Landscapes of contrast and challenge
Seoul is the wealthiest region in terms of per capita income, Ulsan is second and South Gyongsang (South East) is the third. Seoul is thought to be the financial and commerce hub in the country. Though the region covers only 0.6% of the area in South Korea, it generates 21% of the country’s GDP (South Korea 2015 Country Review, 2015). One of the regions that have boosted economical development of the region is the use of advanced technology in manufacturing industries. The main industries in this region includes; food and beverage, assembly and electronic and printing and publishing industries. The capital city is the headquarter of renown giant manufacturers such as; Samsung, Kia, Hyundai, SK and LG.
Though Ulsan and Daegu are found in Gyeonsang region, the amazing fact is that Ulsan produces 3.6 times more products and services than its immediate neighbor Daegue (Kim, 2007) does. Regional economic disparities in the two regions are quite evident. The huge economical gap between the two regions is found in the changing fortunes of the main industries. Ulsan acts as the ‘core’ region while Daegu acts as the ‘periphery’ that supports Ulsan development. The history indicates that Daegu thrived because of massive exportation of inexpensive fabric and clothing (Kim, 2007). However, increased competition from the international market resulted to decline in exportation of these commodities. This led to huge decline of economical power in the region. Ulsan, in contrary, prospered from exportation of transportation equipments including automobiles. Ulsan hosts giant manufactures such as, Hyundai, and other main economical facilities such as world’s largest shipyard, automobile factory, and oil refinery.

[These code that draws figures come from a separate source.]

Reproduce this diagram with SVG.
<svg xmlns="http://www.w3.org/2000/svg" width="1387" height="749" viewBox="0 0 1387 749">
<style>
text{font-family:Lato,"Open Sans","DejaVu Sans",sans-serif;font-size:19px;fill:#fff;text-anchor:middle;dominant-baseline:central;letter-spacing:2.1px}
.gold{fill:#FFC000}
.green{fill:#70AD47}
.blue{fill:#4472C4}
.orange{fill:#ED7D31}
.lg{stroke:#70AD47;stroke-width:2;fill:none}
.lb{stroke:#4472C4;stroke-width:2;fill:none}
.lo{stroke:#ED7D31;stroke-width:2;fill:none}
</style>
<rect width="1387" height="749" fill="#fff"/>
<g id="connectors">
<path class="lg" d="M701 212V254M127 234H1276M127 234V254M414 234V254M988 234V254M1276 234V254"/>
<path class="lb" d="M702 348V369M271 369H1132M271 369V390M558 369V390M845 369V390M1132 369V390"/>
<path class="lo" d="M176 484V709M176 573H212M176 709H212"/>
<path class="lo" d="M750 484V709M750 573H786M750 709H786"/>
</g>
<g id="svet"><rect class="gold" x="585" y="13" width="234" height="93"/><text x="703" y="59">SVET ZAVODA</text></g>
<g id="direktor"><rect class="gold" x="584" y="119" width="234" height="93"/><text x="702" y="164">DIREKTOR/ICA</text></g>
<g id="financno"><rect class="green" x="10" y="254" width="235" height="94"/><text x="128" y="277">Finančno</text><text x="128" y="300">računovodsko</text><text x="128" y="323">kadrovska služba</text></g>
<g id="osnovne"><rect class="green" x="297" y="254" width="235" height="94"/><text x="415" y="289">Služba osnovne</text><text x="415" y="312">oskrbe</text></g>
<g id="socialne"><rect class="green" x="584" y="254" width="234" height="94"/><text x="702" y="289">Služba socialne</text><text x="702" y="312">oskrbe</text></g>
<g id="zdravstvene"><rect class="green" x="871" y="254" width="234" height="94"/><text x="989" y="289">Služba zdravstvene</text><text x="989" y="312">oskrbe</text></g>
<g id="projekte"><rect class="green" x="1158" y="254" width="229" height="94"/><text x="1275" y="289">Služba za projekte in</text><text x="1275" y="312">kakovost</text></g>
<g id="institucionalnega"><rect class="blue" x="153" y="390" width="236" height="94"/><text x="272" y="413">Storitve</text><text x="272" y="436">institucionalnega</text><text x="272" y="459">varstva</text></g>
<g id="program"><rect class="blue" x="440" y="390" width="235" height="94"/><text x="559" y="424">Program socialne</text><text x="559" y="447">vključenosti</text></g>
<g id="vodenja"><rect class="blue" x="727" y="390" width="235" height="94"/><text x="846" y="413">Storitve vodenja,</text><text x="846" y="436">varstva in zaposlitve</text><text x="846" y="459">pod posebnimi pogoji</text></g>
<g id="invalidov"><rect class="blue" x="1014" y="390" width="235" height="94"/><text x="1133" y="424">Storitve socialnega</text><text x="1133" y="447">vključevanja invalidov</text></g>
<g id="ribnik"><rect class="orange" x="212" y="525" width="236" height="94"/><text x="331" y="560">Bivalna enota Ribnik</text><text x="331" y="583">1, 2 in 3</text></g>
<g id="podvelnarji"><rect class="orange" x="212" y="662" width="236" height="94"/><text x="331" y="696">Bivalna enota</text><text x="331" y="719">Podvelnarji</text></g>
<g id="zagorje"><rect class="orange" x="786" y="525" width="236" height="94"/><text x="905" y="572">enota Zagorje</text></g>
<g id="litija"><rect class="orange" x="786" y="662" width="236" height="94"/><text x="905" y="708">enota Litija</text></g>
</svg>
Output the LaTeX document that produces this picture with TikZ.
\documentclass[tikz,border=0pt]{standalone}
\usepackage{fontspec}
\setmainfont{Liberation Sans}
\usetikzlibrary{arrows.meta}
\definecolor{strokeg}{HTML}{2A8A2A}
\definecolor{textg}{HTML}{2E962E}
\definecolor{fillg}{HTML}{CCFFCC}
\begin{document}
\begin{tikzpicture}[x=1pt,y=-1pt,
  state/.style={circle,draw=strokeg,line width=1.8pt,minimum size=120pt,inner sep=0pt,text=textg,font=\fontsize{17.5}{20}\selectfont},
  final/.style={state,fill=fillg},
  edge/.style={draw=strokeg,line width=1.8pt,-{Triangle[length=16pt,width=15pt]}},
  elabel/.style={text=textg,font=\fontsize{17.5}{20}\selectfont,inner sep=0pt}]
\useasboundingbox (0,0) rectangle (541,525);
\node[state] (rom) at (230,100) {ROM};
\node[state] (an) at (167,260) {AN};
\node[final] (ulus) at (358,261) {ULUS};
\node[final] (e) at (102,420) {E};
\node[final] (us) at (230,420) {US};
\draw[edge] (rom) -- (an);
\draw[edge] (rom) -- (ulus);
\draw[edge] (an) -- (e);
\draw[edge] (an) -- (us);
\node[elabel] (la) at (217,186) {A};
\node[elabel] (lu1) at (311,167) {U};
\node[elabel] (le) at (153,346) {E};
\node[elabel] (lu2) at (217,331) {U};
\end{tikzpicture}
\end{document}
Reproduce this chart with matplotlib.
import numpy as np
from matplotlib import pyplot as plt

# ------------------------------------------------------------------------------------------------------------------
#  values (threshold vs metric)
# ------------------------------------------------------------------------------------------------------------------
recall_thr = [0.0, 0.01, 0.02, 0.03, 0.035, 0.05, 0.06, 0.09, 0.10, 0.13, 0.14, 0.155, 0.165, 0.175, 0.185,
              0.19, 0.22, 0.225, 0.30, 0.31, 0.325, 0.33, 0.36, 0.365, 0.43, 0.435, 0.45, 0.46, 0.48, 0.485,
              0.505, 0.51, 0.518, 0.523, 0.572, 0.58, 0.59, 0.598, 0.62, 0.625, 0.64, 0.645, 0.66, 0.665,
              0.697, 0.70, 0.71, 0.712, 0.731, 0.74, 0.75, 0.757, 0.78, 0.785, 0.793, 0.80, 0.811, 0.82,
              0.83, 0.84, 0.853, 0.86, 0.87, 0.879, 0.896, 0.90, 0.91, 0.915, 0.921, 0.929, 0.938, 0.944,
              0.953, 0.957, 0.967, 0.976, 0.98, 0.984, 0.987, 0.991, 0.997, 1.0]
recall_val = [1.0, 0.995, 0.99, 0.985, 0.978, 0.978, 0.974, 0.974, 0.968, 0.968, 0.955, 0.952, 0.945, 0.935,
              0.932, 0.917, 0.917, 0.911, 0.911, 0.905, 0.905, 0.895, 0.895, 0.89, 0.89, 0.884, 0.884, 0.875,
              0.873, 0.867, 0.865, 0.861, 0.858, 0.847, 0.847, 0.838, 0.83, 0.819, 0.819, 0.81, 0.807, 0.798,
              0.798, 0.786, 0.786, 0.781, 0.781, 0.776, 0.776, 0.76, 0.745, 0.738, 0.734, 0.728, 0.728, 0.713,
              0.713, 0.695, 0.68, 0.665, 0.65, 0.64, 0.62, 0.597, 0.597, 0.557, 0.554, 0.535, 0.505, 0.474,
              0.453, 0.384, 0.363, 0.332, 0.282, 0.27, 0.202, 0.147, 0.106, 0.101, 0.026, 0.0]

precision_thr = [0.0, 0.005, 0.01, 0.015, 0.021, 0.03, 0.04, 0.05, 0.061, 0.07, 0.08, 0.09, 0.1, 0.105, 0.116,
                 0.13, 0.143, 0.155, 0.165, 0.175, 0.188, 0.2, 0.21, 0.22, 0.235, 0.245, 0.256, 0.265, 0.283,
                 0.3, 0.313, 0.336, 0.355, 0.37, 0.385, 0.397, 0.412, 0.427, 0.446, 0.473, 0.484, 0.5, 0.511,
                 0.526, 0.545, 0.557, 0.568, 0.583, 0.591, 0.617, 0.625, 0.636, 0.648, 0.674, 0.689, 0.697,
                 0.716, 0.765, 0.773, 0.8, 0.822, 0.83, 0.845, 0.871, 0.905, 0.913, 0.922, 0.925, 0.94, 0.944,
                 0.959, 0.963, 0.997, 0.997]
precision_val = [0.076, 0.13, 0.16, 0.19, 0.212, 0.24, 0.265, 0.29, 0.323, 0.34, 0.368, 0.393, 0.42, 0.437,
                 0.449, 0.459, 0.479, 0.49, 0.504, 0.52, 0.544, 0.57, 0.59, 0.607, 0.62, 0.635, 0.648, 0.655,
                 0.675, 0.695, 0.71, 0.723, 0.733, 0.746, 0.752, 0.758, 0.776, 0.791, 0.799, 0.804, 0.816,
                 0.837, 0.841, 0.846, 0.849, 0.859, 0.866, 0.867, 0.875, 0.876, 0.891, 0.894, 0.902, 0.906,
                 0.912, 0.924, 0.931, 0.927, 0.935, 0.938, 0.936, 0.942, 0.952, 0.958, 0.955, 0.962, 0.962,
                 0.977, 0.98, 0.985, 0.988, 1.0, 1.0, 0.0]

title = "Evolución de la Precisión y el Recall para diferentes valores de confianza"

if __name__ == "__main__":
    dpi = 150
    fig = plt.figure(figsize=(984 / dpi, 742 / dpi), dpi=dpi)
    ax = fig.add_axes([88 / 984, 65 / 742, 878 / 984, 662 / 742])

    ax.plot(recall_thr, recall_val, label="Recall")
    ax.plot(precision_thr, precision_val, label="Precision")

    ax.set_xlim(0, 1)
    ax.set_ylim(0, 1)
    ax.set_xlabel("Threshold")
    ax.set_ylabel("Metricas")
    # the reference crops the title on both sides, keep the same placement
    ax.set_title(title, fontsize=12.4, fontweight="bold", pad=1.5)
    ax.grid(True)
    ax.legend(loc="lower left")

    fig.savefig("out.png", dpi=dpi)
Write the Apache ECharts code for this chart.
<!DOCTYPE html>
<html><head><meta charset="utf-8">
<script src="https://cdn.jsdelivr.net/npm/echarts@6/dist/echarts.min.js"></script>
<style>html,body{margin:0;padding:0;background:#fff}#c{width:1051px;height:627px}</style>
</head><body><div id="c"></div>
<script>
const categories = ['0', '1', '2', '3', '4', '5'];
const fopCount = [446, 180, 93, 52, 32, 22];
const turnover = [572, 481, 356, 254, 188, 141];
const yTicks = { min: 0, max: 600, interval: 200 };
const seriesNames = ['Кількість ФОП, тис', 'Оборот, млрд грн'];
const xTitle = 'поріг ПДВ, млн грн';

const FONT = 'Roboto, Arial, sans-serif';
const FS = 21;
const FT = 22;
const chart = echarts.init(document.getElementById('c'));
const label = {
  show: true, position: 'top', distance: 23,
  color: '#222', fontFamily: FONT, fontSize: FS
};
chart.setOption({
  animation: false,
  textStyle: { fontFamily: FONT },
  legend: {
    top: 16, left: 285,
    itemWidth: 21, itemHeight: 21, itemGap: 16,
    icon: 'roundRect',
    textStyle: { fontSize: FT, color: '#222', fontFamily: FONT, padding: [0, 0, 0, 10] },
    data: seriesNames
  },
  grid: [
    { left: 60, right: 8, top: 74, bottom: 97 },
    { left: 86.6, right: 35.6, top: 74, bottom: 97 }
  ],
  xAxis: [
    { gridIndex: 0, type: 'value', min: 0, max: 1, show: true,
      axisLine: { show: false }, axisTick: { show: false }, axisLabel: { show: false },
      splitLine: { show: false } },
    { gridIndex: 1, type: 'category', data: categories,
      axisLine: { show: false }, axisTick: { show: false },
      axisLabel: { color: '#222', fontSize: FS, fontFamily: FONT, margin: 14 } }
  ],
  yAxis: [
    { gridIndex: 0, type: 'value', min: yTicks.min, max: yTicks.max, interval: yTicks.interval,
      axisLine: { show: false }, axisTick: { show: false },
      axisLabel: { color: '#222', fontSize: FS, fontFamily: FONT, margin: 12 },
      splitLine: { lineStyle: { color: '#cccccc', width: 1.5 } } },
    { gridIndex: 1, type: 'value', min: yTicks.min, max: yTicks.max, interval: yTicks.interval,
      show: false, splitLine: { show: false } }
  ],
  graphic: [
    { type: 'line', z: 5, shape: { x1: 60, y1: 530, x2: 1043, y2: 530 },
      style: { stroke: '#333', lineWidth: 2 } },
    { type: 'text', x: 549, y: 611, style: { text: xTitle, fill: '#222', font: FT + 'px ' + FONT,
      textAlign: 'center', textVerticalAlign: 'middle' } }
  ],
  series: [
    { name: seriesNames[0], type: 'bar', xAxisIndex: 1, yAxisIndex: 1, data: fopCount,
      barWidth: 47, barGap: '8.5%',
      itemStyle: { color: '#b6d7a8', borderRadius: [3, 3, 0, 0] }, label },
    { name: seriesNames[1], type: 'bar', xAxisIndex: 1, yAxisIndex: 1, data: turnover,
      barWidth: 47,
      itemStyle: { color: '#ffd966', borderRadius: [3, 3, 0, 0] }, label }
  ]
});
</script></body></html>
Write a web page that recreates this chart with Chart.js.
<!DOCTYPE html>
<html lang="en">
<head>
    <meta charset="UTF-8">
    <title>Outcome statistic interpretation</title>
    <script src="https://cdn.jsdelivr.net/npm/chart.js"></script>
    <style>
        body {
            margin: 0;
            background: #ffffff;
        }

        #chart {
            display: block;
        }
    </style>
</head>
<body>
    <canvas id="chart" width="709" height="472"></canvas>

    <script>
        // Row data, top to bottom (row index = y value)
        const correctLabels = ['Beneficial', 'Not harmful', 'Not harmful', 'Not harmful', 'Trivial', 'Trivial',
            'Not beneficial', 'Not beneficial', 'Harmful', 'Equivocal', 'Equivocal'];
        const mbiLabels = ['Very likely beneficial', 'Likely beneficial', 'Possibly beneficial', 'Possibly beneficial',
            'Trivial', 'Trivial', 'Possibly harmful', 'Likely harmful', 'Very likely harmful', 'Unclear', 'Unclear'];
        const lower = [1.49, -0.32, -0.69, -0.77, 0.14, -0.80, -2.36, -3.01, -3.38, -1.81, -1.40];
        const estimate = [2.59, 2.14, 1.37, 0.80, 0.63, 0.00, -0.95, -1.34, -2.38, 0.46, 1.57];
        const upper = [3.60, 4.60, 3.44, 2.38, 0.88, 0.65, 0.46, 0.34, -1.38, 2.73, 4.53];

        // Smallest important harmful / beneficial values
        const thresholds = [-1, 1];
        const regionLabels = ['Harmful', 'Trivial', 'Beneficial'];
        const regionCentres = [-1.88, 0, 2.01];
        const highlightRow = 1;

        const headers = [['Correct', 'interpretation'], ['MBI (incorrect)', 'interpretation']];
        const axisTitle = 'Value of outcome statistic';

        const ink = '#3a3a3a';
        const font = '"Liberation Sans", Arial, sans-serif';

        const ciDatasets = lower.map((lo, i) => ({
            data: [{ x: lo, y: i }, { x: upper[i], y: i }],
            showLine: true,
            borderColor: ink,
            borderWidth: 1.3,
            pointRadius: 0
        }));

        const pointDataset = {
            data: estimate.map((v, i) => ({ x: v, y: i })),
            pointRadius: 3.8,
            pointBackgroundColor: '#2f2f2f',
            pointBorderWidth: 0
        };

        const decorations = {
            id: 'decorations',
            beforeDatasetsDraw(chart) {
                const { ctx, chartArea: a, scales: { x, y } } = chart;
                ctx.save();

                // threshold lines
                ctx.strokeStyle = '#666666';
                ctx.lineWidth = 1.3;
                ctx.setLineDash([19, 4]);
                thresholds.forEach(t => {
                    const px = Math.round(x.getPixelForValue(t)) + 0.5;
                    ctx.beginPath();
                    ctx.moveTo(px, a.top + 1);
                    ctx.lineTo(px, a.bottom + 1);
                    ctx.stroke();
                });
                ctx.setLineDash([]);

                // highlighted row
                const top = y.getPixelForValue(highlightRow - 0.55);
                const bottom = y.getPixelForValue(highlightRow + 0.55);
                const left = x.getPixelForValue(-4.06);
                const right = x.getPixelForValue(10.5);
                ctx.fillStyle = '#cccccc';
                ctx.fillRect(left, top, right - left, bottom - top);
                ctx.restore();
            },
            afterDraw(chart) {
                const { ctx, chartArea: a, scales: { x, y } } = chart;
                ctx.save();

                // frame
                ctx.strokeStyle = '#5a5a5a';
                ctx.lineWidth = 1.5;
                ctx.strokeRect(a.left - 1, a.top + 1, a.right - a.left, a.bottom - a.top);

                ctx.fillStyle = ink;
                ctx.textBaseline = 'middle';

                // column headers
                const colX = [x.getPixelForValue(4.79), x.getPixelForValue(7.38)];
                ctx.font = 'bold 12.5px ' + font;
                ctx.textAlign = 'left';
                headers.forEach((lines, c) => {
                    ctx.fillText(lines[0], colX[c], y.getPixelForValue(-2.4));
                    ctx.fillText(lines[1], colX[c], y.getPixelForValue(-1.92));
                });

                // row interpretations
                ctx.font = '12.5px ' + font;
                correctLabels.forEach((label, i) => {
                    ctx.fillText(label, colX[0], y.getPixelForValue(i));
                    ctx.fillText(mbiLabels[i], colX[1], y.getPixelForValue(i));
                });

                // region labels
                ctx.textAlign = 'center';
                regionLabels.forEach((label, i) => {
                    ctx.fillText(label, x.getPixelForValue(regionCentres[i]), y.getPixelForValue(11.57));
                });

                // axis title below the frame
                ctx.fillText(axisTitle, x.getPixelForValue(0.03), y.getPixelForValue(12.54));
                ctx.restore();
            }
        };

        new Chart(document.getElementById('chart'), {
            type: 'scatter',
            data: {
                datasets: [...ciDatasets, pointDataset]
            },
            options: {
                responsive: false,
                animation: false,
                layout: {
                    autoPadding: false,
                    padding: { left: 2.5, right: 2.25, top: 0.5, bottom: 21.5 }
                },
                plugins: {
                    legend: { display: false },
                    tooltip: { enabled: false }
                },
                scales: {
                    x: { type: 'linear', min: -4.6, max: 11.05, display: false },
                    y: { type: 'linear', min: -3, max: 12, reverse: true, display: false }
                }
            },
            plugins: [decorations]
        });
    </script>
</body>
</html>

Because of the significant role that the core regions play, little disruption can threaten the stability of the whole country. The main challenge that the core area encounters is overpopulation, which stretches the available resources to the limit. Moreover, demand for housing, transportation and sanitation increases as a result of rapid demographic growth (Eichengreen, 2006). However, the pressure to some extend can be considered an opportunity for these regions to expand their innovation and technological capacity. In the bid to meet the increased demand in the core region, the government sets more funds to cater for more projects that are necessary to accommodate the increasing pressure (Aydinli & Mathews, 2000). In so doing, disproportionate growth is witnessed in the core region compared to the periphery regions. However, this disproportionate government investment in the core zones to meet the high demand and forestall chaos can lead to considerable unrest among population of the periphery.
Though the periphery exhibit positive development, it is normally characterized by high level of poverty, poor infrastructure and low standards of living (Mahutga, 2006). Health and education disparities are unavoidable with the existence of core-periphery model in the country. This is mainly because there are poor transportation systems, poor health and education facilities in the regions considered periphery.
The future of both core and periphery zone significantly depends on the government effort in allocation of development funding and creation of vital development policies. The periphery zones are expected to develop significantly as a result of vital development policies. In efforts to even the imbalance in the country, the government enacted national growth management policy and decentralization policies in 1982. These policies were meant to promote equitable development across the country and probably reduce environmental pollution, traffic congestion, and housing shortage.